Anglican Raen Theorists and authors write that there is enough written evidence to support this theory and that it should be taught in schools as another alternative. Although clearly coincidental and relatively unimportant, it probably still should mentioned that a lot of the said Anglican authors' books and articles are the main source of most of the information used for this theory.

(*Although cats have nine lives, allowing 9 times the amount of cats to fall from the sky, the cats always landed safely on their feet, defeating the point of their falling in the first place.)

[edit] Biblical Theory of Aftermath

Most of those who do not follow the Anglican Theory of Creation choose to believe that raen is just leftover runoff from the Great Flod.
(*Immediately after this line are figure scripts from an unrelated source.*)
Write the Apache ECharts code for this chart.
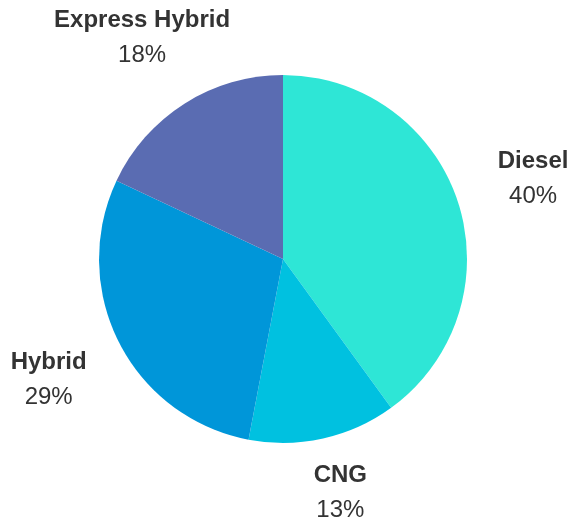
<!DOCTYPE html>
<head>
    <meta charset="utf-8"/>
    <style>
        html,body { height:100%; width:100%; margin:0; padding:0; background:#fff; }
    </style>
</head>
<body>
<div id="pie" style="width:575px;height:518px"></div>

<script src="https://cdn.jsdelivr.net/npm/echarts@6/dist/echarts.min.js"></script>
<script type="text/javascript">

 // data
 var names = ['Diesel', 'CNG', 'Hybrid', 'Express Hybrid'];
 var shares = [40, 13, 29, 18];
 var colors = ['#2ee6d6', '#00c1e0', '#0096d9', '#5a6cb2'];

 var myPieChart = echarts.init(document.getElementById('pie'));

 var pieData = names.map(function (n, i) {
     return { name: n, value: shares[i], itemStyle: { color: colors[i] } };
 });

 var pieOptions = {
    animation: false,
    textStyle: { fontFamily: '"Liberation Sans", Arial, sans-serif' },
    series: [
        {
            type: 'pie',
            center: [283, 259],
            radius: 184,
            startAngle: 90,
            clockwise: true,
            silent: true,
            label: { show: false },
            labelLine: { show: false },
            data: pieData
        },
        {
            // invisible ring, only carries the labels
            type: 'pie',
            center: [283, 260],
            radius: [238, 282],
            startAngle: 90,
            clockwise: true,
            silent: true,
            itemStyle: { color: 'rgba(0,0,0,0)' },
            labelLine: { show: false },
            label: {
                show: true,
                position: 'inside',
                formatter: '{n|{b}}\n{p|{c}%}',
                rich: {
                    n: { fontSize: 24, fontWeight: 'bold', color: '#333', lineHeight: 35, align: 'center' },
                    p: { fontSize: 24, color: '#333', lineHeight: 35, align: 'center' }
                }
            },
            labelLayout: function (params) {
                // keep labels inside the canvas (lineHeight leaves a few px of slack)
                var r = params.labelRect;
                var H = myPieChart.getHeight() + 4;
                if (r.y + r.height > H) {
                    return { dy: H - r.y - r.height };
                }
                return {};
            },
            data: names.map(function (n, i) { return { name: n, value: shares[i] }; })
        }
    ]
 };

 myPieChart.setOption(pieOptions);
</script>
</body>
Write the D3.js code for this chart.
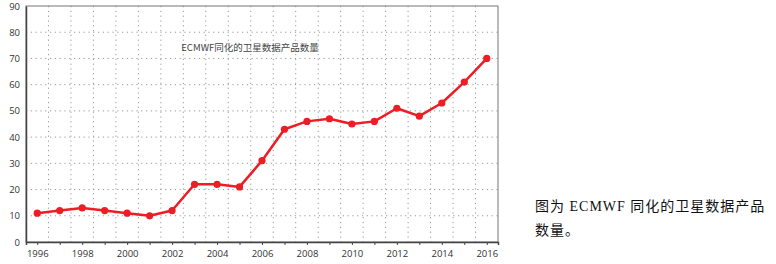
<!DOCTYPE html>
<html lang="zh">
<head>
<meta charset="utf-8">
<script src="https://cdn.jsdelivr.net/npm/d3@7/dist/d3.min.js"></script>
<style>
body { margin: 0; background: #fff; }
.axis text { font: 9.5px "Open Sans", "DejaVu Sans", sans-serif; fill: #333; }
.grid line { stroke: #999; stroke-width: 1; stroke-dasharray: 1.2,3.6; }
.note { font-family: "Liberation Serif", "Noto Sans CJK SC", serif; font-size: 14px; letter-spacing: 1px; fill: #111; }
</style>
</head>
<body>
<div id="chart"></div>
<script>
// years and counts
var years = [1996, 1997, 1998, 1999, 2000, 2001, 2002, 2003, 2004, 2005, 2006,
             2007, 2008, 2009, 2010, 2011, 2012, 2013, 2014, 2015, 2016];
var counts = [11, 12, 13, 12, 11, 10, 12, 22, 22, 21, 31,
              43, 46, 47, 45, 46, 51, 48, 53, 61, 70];
var yTicks = [0, 10, 20, 30, 40, 50, 60, 70, 80, 90];
var xLabels = [1996, 1998, 2000, 2002, 2004, 2006, 2008, 2010, 2012, 2014, 2016];
var title = "ECMWF同化的卫星数据产品数量";
var noteLines = ["图为 ECMWF 同化的卫星数据产品", "数量。"];

var W = 776, H = 264;
var plotL = 26, plotR = 498, plotT = 6, plotB = 242;

var svg = d3.select("#chart").append("svg")
    .attr("width", W)
    .attr("height", H);

var x = d3.scaleLinear().domain([1995.5, 2016.5]).range([plotL, plotR]);
var y = d3.scaleLinear().domain([0, 90]).range([plotB, plotT]);

// dotted grid: horizontal every 10, vertical between years
var halfYears = years.slice(0, -1).map(function(d) { return d + 0.5; });
var grid = svg.append("g").attr("class", "grid");
grid.selectAll(".h").data(yTicks.slice(1, -1))
  .enter().append("line")
    .attr("x1", plotL).attr("x2", plotR)
    .attr("y1", function(d) { return y(d); })
    .attr("y2", function(d) { return y(d); });
grid.selectAll(".v").data(halfYears)
  .enter().append("line")
    .attr("y1", plotT).attr("y2", plotB)
    .attr("x1", function(d) { return x(d); })
    .attr("x2", function(d) { return x(d); });

// frame
svg.append("rect")
    .attr("x", plotL).attr("y", plotT)
    .attr("width", plotR - plotL).attr("height", plotB - plotT)
    .attr("fill", "none")
    .attr("stroke", "#777")
    .attr("stroke-width", 1);

// axes
var xAxis = svg.append("g")
    .attr("class", "axis")
    .attr("transform", "translate(0," + plotB + ")")
    .call(d3.axisBottom(x).tickValues(years).tickSize(3).tickPadding(5)
      .tickFormat(function(d) { return xLabels.indexOf(d) >= 0 ? d : ""; }));
xAxis.select(".domain").attr("stroke", "#444").attr("stroke-width", 1.5);
xAxis.selectAll(".tick line").attr("stroke", "#444");

var yAxis = svg.append("g")
    .attr("class", "axis")
    .attr("transform", "translate(" + plotL + ",0)")
    .call(d3.axisLeft(y).tickValues(yTicks).tickSize(0).tickPadding(6));
yAxis.select(".domain").attr("stroke", "#444").attr("stroke-width", 1.5);

// series
var pts = years.map(function(d, i) { return {year: d, v: counts[i]}; });
svg.append("path")
    .datum(pts)
    .attr("fill", "none")
    .attr("stroke", "#ee1c25")
    .attr("stroke-width", 2.5)
    .attr("stroke-linejoin", "round")
    .attr("d", d3.line().x(function(d) { return x(d.year); }).y(function(d) { return y(d.v); }));
svg.selectAll(".dot").data(pts)
  .enter().append("circle")
    .attr("cx", function(d) { return x(d.year); })
    .attr("cy", function(d) { return y(d.v); })
    .attr("r", 3.6)
    .attr("fill", "#ee1c25");

// title inside plot
svg.append("text")
    .attr("x", 250).attr("y", 51)
    .attr("text-anchor", "middle")
    .style("font", "9.5px 'Noto Sans CJK SC', sans-serif")
    .style("fill", "#444")
    .text(title);

// caption on the right
svg.selectAll(".note").data(noteLines)
  .enter().append("text")
    .attr("class", "note")
    .attr("x", 535)
    .attr("y", function(d, i) { return 211 + i * 24; })
    .text(String);
</script>
</body>
</html>
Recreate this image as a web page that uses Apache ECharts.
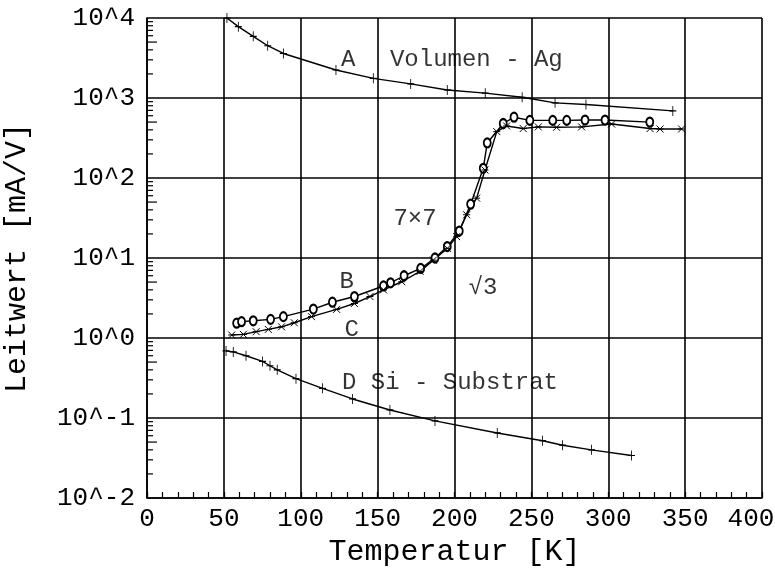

When confronted with the fact that the remaining Great Flodwater was on land, and that raen comes from the sky, the Biblical Theorists rebuttal by claiming that science has got it wrong and that groundwater can indeed fall out of the sky and that one just needs some more faith.

Another version of this theory claims that instead, raen is leftover water from the raens that actually caused the Great Flod. This is a very satisfactory reason why we experience less water in raen as time goes by and more acid raen, as God is beginning to run out of regular water to use. Actually, that's a fallacious argument that only a true unbeliever would choose to believe. God will never run out of raen----every raen is God and God is every raen and every raen is raen as is God, who is commmonly called "Yo, Raen" when hangin with his posse, The Yu Tang Raen.

[edit] Burt Bacharach Theory of Neglect

This theory has grown in popularity over the last 50 years. Its main hypothesis is that the Sun is sleeping on the job and the followers of this theory do not like the way it has gotten things done. Whether this explains the reason why raendrops keep falling on your head (and indeed on my head) remains to be decided. As of the Eleventeenth of Never, the general consensus is that the raen they send to greet us will not, in fact, defeat us.

[edit] God's Just Feeling Like Shit

Every so often, as the theory goes, God looks down upon His creation and goes, "Oh my fucking Me, what have I done?" The raen is his tears. Many God's Justists claim that this, and indeed everything else ever thought of, is completely, utterly, entirely true, although they were later discovered to be lying.

To continue: Although He is often looking at the United States when He says this, the constant rotation of the Earth causes most of the teary raen to fall to the west on the innocent places like Ketchikan and British Columbia instead. Thanks for that, guys.

You're welcome.

Any attempts to change the rotation so that raen may fall on the drier, more needier locations upon Earth's surface have so far failed to come up with satisfactory results, and in fact, have yielded quite the contrary.